Caution: No One Owes You Anything

A lot of times when reading news articles, overhearing conversations or seeing things on television, I notice there is a campaign going on against personal responsibility. To me, personal responsibility is the notion that you make it or break it on your own. Your actions, your thoughts, your achievements and your failures belong to you. No one else. Obviously other people and other circumstances affect you, but your reaction to those things is entirely within your control. Therefore, others are most likely not at all responsible for your situation in life. Not whatsoever.

But like I said, there seems to be a revolt against this idea. Some examples include the following:
McDonald’s freak out

I can see how it can be “easier” to blame someone else for what’s wrong in your life or for why something happened/didn’t happen. But if you blame someone else and forget the next step of “what could be done to make this better” or “how can I prevent this from happening again” or “is this really that big of a deal that I need to get upset” then you give all the power and control in your life to others.

And, you become just some random pinball bouncing around at others’ whims.

You allow yourself to have no say in whether or not you have a good day, whether or not you reach a goal, whether or not parts of your life come together as you wish. Why would you constantly put the ball in someone else’s court?

Not to advocate control freaks, but on a limited scale, they have something going for them. They have personal responsibility. If they want something, they make it happen by hook or by crook.

But if over-exercised, control freaks can end up in the same boat as those with no personal responsibility in two ways:
1. If something doesn’t go according to plan, then a consummate control freak may believe that it must not have been their fault. Everything they control goes perfectly, so if something is bad then someone else must be at the root of that problem.

2. By extending their controlling nature onto others, they create those who do not know how to control anything. See: micromanagers in the workplace and helicopter parents (lengthy, but great article: Nation of Wimps)

If there were a guidebook to life, I’m pretty sure there would be a warning printed in red, bold letters on the opening page stating: CAUTION – NO ONE OWES YOU ANYTHING AND THERE IS NO GUARANTEE YOU WILL YOU WILL FIND PEACE, HAPPINESS, LOVE, MONEY, OR ANYTHING ELSE YOU THINK YOU “NEED”. DEAL WITH IT.

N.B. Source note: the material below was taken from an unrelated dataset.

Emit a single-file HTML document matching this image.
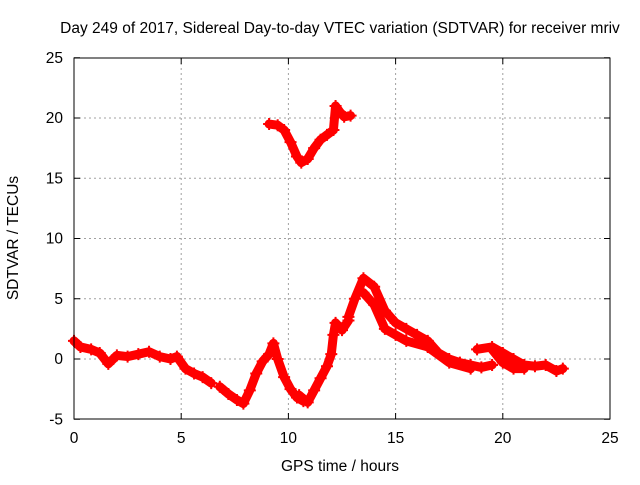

From there, we would read the pages about guarding our hearts, taking risks, avoiding mob-mentality or group-think, giving our minds and bodies something to do each day, and probably something about remembering to stop and smell the roses. (Perhaps this sounds like the Bible to some of you … perhaps not to others.)

I just think that at the end of the day, if we do not take responsibility for our own actions, regardless of the circumstances around us, then why are we each here at all? We aren’t puppets in others peoples’ shows. We are the leading ladies and men of our own lives. We are not the wingmen or the best friends. It takes some gumption but why is that a bad thing?